Compreender as causas próximas e remotas de uma determinada ação, explicar que um facto trágico "não surgiu do vácuo" (António Guterres) não constitui, de modo algum, uma aprovação ou justificação de um massacre de civis inocentes, com requintes de crueldade sádica e exibicionista, que não podemos deixar de qualificar, sem dúvidas nem restrições, como uma ignóbil ação terrorista.
Mas a resposta de Israel, ao bombardear um povo até à exterminação, não ajuda a sua causa, agrava os ódios e os radicalismos, fecha ainda mais a porta a soluções e cria um caldo de cultura na opinião pública internacional fortemente hostil ao Estado israelita.
E há um outro dano colateral: fazendo esquecer Abbas, a Autoridade Palestiniana e o seu Governo que, ainda que ineficaz, é laico e moderado e disponível para reconhecer Israel no contexto da solução dos dois Estados, está-se a contribuir para identificar a Palestina com o Hamas, quer pela crescente popularidade desta organização junto do desesperado povo palestiniano, quer pelo esquecimento internacional da Autoridade de Ramallah, que se revela bem quando se pedem contas ao seu representante pelas ações do Hamas...

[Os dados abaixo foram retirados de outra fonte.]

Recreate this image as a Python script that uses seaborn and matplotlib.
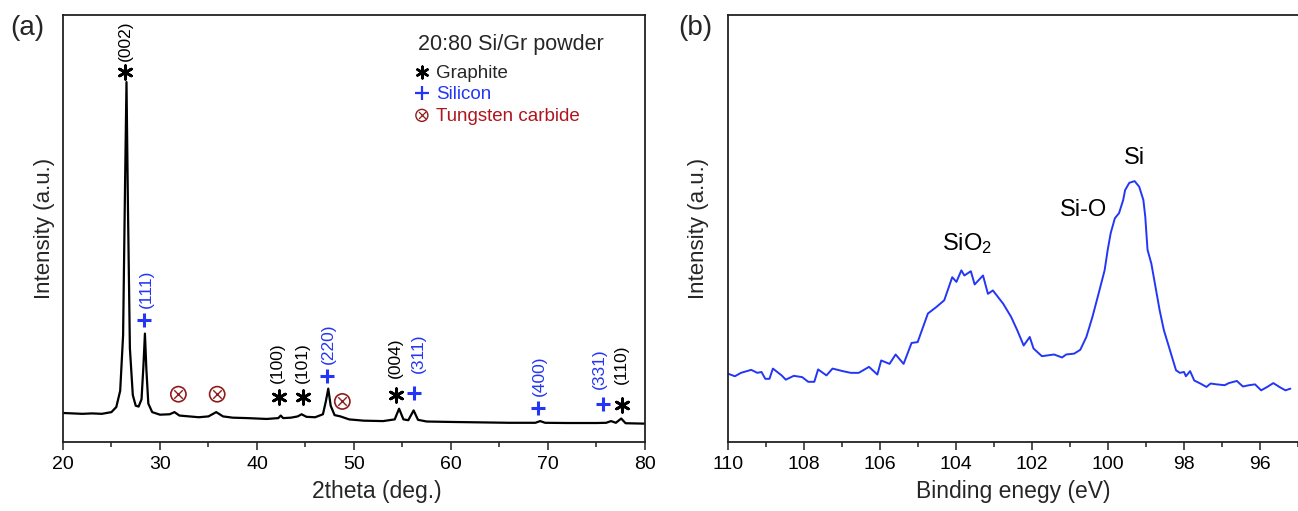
import matplotlib
matplotlib.use("Agg")
import matplotlib.pyplot as plt
import seaborn as sns
import pandas as pd

# ---------------- data: (a) XRD ----------------
two_theta = [20, 21, 22, 23, 24, 25, 25.5, 25.9, 26.2, 26.4, 26.55, 26.7, 26.9, 27.2, 27.5,
             27.8, 28.1, 28.3, 28.45, 28.6, 28.8, 29.2, 30, 31, 31.5, 32, 33, 34, 35, 35.8,
             36.5, 37.5, 39, 41, 42.2, 42.45, 42.7, 43.5, 44.2, 44.6, 45.1, 46, 46.8, 47.1,
             47.35, 47.6, 48, 48.6, 49.5, 51, 53, 54.2, 54.65, 55.1, 55.6, 56.15, 56.6, 57.5,
             60, 63, 66, 68.7, 69.2, 69.7, 72, 75, 76, 76.5, 77, 77.55, 78, 79, 80]
xrd_intensity = [6.8, 6.7, 6.6, 6.7, 6.6, 7.0, 8.2, 12, 25, 60, 84.3, 55, 22, 11, 8.5,
                 8.3, 10, 18, 25.4, 17, 9, 7, 6.4, 6.5, 7.0, 6.2, 6.0, 5.8, 6.0, 7.0,
                 6.0, 5.7, 5.6, 5.4, 5.6, 6.2, 5.6, 5.7, 6.0, 6.5, 5.9, 5.8, 6.5, 9.5,
                 12.5, 8.5, 6.3, 6.0, 5.3, 5.0, 4.9, 5.3, 7.8, 5.3, 5.1, 7.4, 5.2, 4.8,
                 4.7, 4.6, 4.5, 4.5, 4.9, 4.5, 4.45, 4.45, 4.5, 4.9, 4.5, 5.5, 4.4, 4.35, 4.3]

# peak annotations
graphite_x = [26.4, 42.3, 44.7, 54.3, 77.6]
graphite_y = [86.7, 10.5, 10.5, 10.9, 8.7]
graphite_lbl = ["(002)", "(100)", "(101)", "(004)", "(110)"]
graphite_lbl_x = [26.4, 42.1, 44.7, 54.3, 77.6]
graphite_lbl_y = [94.0, 18.6, 18.6, 19.7, 18.3]

silicon_x = [28.4, 47.2, 56.2, 69.0, 75.7]
silicon_y = [28.5, 15.4, 11.5, 8.0, 9.0]
silicon_lbl = ["(111)", "(220)", "(311)", "(400)", "(331)"]
silicon_lbl_x = [28.6, 47.4, 56.6, 69.1, 75.3]
silicon_lbl_y = [35.9, 23.0, 20.7, 15.6, 17.2]

wc_x = [31.9, 35.9, 48.8]
wc_y = [11.2, 11.2, 9.5]

# ---------------- data: (b) XPS ----------------
binding_energy = [110.00, 109.82, 109.66, 109.39, 109.23, 109.12, 109.02, 108.91, 108.82, 108.59,
                  108.48, 108.27, 108.05, 107.89, 107.73, 107.63, 107.41, 107.25, 106.98, 106.77,
                  106.56, 106.29, 106.07, 105.97, 105.75, 105.59, 105.38, 105.17, 105.01, 104.74,
                  104.52, 104.31, 104.10, 103.99, 103.86, 103.78, 103.61, 103.51, 103.29, 103.16,
                  103.03, 102.76, 102.55, 102.39, 102.22, 102.06, 101.96, 101.74, 101.42, 101.21,
                  101.10, 100.89, 100.73, 100.57, 100.41, 100.25, 100.09, 100.01, 99.93, 99.82,
                  99.71, 99.60, 99.55, 99.44, 99.30, 99.18, 99.07, 99.02, 98.96, 98.86,
                  98.75, 98.64, 98.53, 98.37, 98.21, 98.11, 98.00, 97.95, 97.84, 97.73,
                  97.57, 97.41, 97.30, 97.14, 96.93, 96.82, 96.61, 96.45, 96.29, 96.13,
                  95.97, 95.81, 95.65, 95.49, 95.33, 95.2]
xps_intensity = [16.0, 15.4, 16.2, 16.9, 16.2, 16.4, 14.8, 14.8, 17.2, 15.6,
                 14.6, 15.5, 15.2, 14.1, 14.1, 17.0, 15.6, 17.2, 16.6, 16.2,
                 16.2, 17.6, 15.8, 19.1, 18.3, 20.5, 18.3, 23.2, 23.4, 30.1,
                 31.6, 33.2, 38.6, 37.5, 40.2, 39.0, 40.0, 36.9, 39.0, 34.7,
                 35.5, 32.4, 29.3, 26.2, 22.6, 24.6, 21.9, 20.1, 20.5, 19.8,
                 20.5, 20.7, 21.6, 24.6, 29.3, 34.7, 40.2, 44.9, 48.9, 52.4,
                 53.6, 56.7, 59.0, 60.7, 61.1, 59.8, 56.7, 52.8, 45.0, 41.8,
                 36.3, 30.8, 26.2, 21.5, 16.8, 16.2, 16.4, 15.4, 16.6, 14.4,
                 13.7, 12.9, 13.7, 13.5, 13.3, 13.8, 14.3, 13.0, 13.3, 13.5,
                 12.1, 12.9, 13.8, 12.9, 12.1, 12.5]

xps_lbl = ["Si", "Si-O", r"SiO$_\mathregular{2}$"]
xps_lbl_x = [99.3, 100.65, 103.7]
xps_lbl_y = [66.5, 54.3, 46.4]

# ---------------- style ----------------
sns.set_theme(style="ticks")
plt.rcParams["font.family"] = ["Liberation Sans", "DejaVu Sans"]
plt.rcParams["mathtext.fontset"] = "custom"
plt.rcParams["mathtext.rm"] = "Liberation Sans"
plt.rcParams["mathtext.it"] = "Liberation Sans:italic"

BLUE = "#2336F5"
BLACK = "#000000"
RED = "#B0141E"
DRED = "#8E1C1C"

fig = plt.figure(figsize=(12.98, 5.11), dpi=100)
ax1 = fig.add_axes([0.0485, 0.135, 0.4484, 0.8356])
ax2 = fig.add_axes([0.5609, 0.135, 0.4391, 0.8356])

df_a = pd.DataFrame({"two_theta": two_theta, "intensity": xrd_intensity})
df_b = pd.DataFrame({"be": binding_energy, "intensity": xps_intensity})

sns.lineplot(data=df_a, x="two_theta", y="intensity", ax=ax1, color=BLACK,
             linewidth=1.6, sort=False, estimator=None)
sns.lineplot(data=df_b, x="be", y="intensity", ax=ax2, color=BLUE,
             linewidth=1.4, sort=False, estimator=None)

for ax in (ax1, ax2):
    ax.set_ylim(0, 100)
    ax.set_yticks([])
    for s in ax.spines.values():
        s.set_linewidth(1.3)
        s.set_color("#222222")
    ax.tick_params(axis="x", which="major", direction="out", length=6, width=1.1,
                   labelsize=14, pad=4, colors="#222222", labelcolor="black")
    ax.tick_params(axis="x", which="minor", direction="out", length=3.5, width=1.1,
                   colors="#222222")

ax1.set_ylabel("Intensity (a.u.)", fontsize=16, labelpad=6)
ax2.set_ylabel("Intensity (a.u.)", fontsize=16, labelpad=14)

ax1.set_xlim(20, 80)
ax1.set_xticks([20, 30, 40, 50, 60, 70, 80])
ax1.set_xticks([25, 35, 45, 55, 65, 75], minor=True)
ax1.set_xlabel("2theta (deg.)", fontsize=16.5, labelpad=5)
ax1.xaxis.label.set_x(0.54)

ax2.set_xlim(110, 95.2)
ax2.set_xticks([110, 108, 106, 104, 102, 100, 98, 96])
ax2.set_xticks([109, 107, 105, 103, 101, 99, 97, 95], minor=True)
ax2.set_xlabel("Binding enegy (eV)", fontsize=16.5, labelpad=5)
ax2.spines["right"].set_visible(False)

# ---- (a) markers ----
ax1.scatter(graphite_x, graphite_y, marker=(6, 2, 0), s=95, color=BLACK,
            linewidths=2.0, zorder=5)
ax1.scatter(silicon_x, silicon_y, marker="+", s=105, color=BLUE,
            linewidths=2.2, zorder=5)
ax1.scatter(wc_x, wc_y, marker="o", s=120, facecolors="none", edgecolors=DRED,
            linewidths=1.2, zorder=5)
ax1.scatter(wc_x, wc_y, marker="x", s=38, color=DRED, linewidths=1.0, zorder=5)

for lx, ly, t in zip(graphite_lbl_x, graphite_lbl_y, graphite_lbl):
    ax1.text(lx, ly, t, rotation=90, ha="center", va="center", fontsize=12.5, color=BLACK)
for lx, ly, t in zip(silicon_lbl_x, silicon_lbl_y, silicon_lbl):
    ax1.text(lx, ly, t, rotation=90, ha="center", va="center", fontsize=12.5, color=BLUE)

# legend block
ax1.text(56.6, 93.2, "20:80 Si/Gr powder", fontsize=15.5, ha="left", va="center")
ax1.scatter([57.0], [86.6], marker=(6, 2, 0), s=70, color=BLACK, linewidths=1.8)
ax1.text(58.45, 86.4, "Graphite", fontsize=13.5, ha="left", va="center")
ax1.scatter([57.0], [81.7], marker="+", s=100, color=BLUE, linewidths=1.6)
ax1.text(58.45, 81.5, "Silicon", fontsize=13.5, ha="left", va="center", color=BLUE)
ax1.scatter([57.0], [76.5], marker="o", s=75, facecolors="none", edgecolors=DRED, linewidths=1.0)
ax1.scatter([57.0], [76.5], marker="x", s=25, color=DRED, linewidths=0.9)
ax1.text(58.45, 76.3, "Tungsten carbide", fontsize=13.5, ha="left", va="center", color=RED)

# ---- (b) labels ----
for lx, ly, t in zip(xps_lbl_x, xps_lbl_y, xps_lbl):
    ax2.text(lx, ly, t, ha="center", va="center", fontsize=17, color=BLACK)

fig.text(0.021, 0.945, "(a)", fontsize=20, ha="center", va="center")
fig.text(0.5355, 0.945, "(b)", fontsize=20, ha="center", va="center")

fig.savefig("out.png", dpi=100)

No interior das nossas sociedades e opiniões públicas, onde a análise racional cada vez mais cede o passo à identificação tribal, dividem-se os espíritos entre os pró-Israel, que compreendem todas a brutalidades da operação militar em curso contra os civis de Gaza e as justificam; e os pró-Palestina, que chegam ao ponto de classificar a ignóbil ação do Hamas como legítima no quadro da justa luta do povo palestiniano. Esta imersão digital em que vivemos potencia a natural tendência para encontrarmos em cada situação "os bons" (com que nos identificamos, façam eles o que fizerem) e "os maus" (que merecem obviamente todas as crueldades e injustiças que lhes sejam dirigidas).
Este estado emotivo e maniqueísta da opinião pública não favorece a moderação, nem o compromisso e torna dificilmente viável a diplomacia.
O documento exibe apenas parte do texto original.